In my last post on IDEs for scientific Python, I couldn’t install, and therefore couldn’t properly review Canopy, a commercial IDE developed by Enthought, who sponsor SciPy. I had a chance to install it on Windows and try it.
Canopy’s main screen shows three options: Editor, Package Manager and documentation browser. The package manager offers a graphical interface to perform much the same tasks as easy_install and pip. The documentation browser offers shortcuts for the online docs for Scipy, matplotlib, and more; it would be preferable, IMHO, if the installation included offline copies of this documentation.
The main editor interface is uncluttered and fairly basic. ipython is used as the interpreter, and interestingly, the interface offers an option for including matplotlib graphics inline via SVG rather than in separate windows. Canopy’s editor is fairly smart, offering autocompletion and basic introspection, on par with that of Spyder but not as advanced as that in PyDev. docstrings pop up in a tooltip on hitting the Tab key after an opening parenthesis. The editor supports running both a complete file and a selection via run tools.
And – that’s pretty much it. There’s no function browser, project manager or graphical debugger – although post-hoc debugging is supported in the ipython console via the debug command. Although I appreciate that the interface is solid and uncluttered – this was the main positive I mentioned when discussing IEP – I was expecting more from a commercial product, especially one that costs 199$ for the 64-bit Windows version. Although free versions are available for 32-bit platforms and academic users, support is limited, AFAIK, to StackOverflow.
This is a new product, and it seems that Enthought wants to push in the direction of making scientific Python more accessible for novices by removing the main barriers to entry – the next version promises to have integrated e-learning tutorials in the interface. This is a noble goal, although I can see other, perhaps more productive ways to accomplish the same goal, for instance:
- Interactive notebooks on specific themes, running in ipython Notebook, similar to Maple’s tutorials
- Graphical access to plotting commands and common analysis commands, as in Matlab and RKWard
- A Matlab-to-Python table of equivalence integrated in the documentation
- Wizards for common tasks (for instance, a data import tool)
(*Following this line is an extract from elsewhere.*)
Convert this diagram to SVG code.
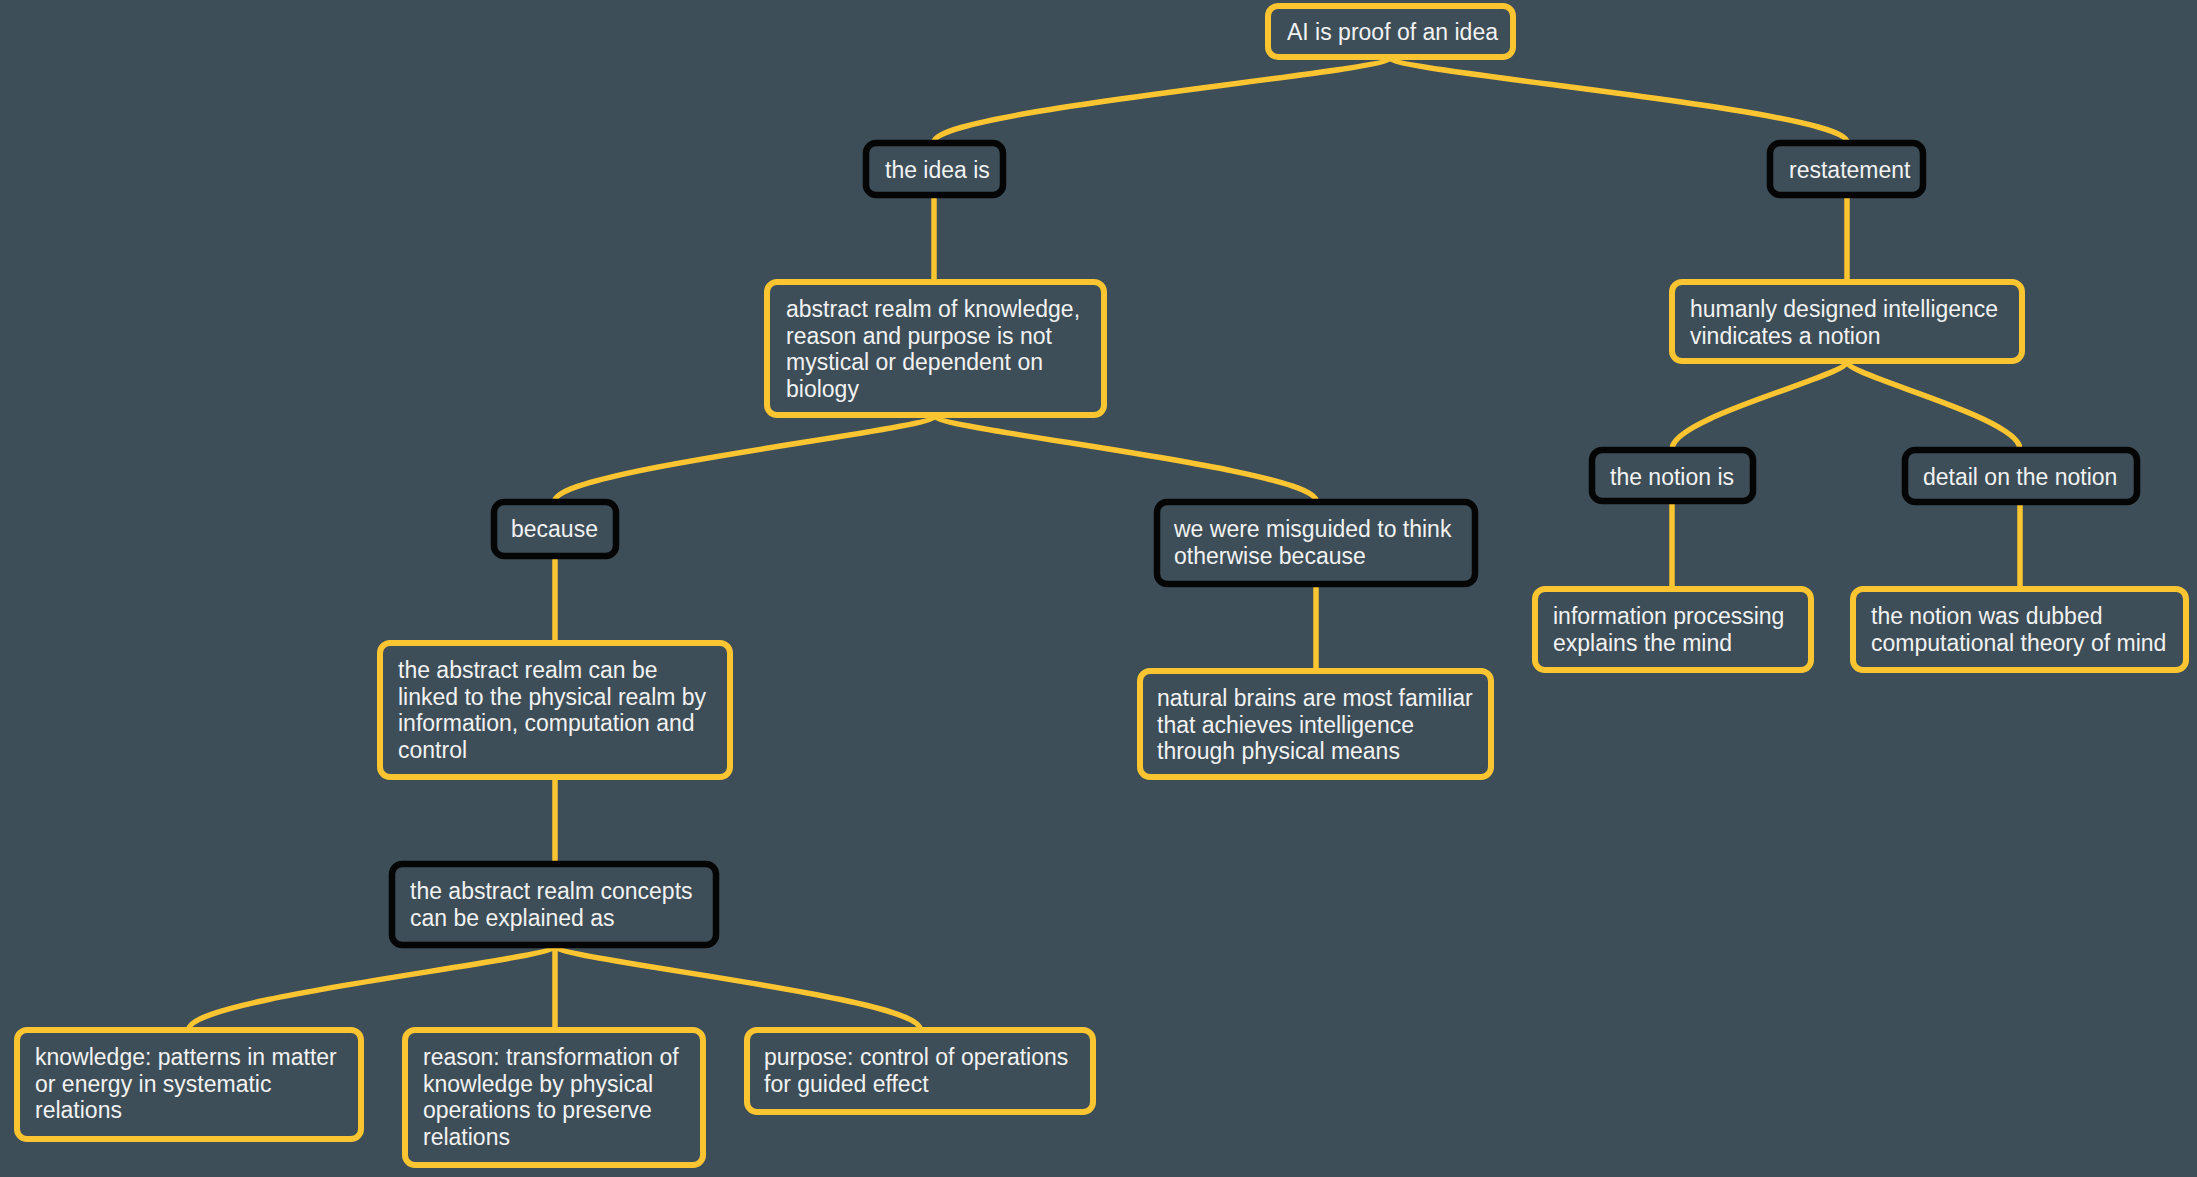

- Written introduction to Python with emphasis on science in the documentation, like here.
I like the editor, and in terms of bare-bones, smooth editors it’s a little better than IEP. In terms of features, however, Spyder is better. It’s a good option if you can get it for free (academic or 32-bit versions).
- Editor: 3.5/5
- Interpretor integration: 4/5
- Plotting: 4/5
- Debugging: 2/5
- Smooth: 4/5
Overall score: 3.5 if you can get it for free, 2.5 otherwise.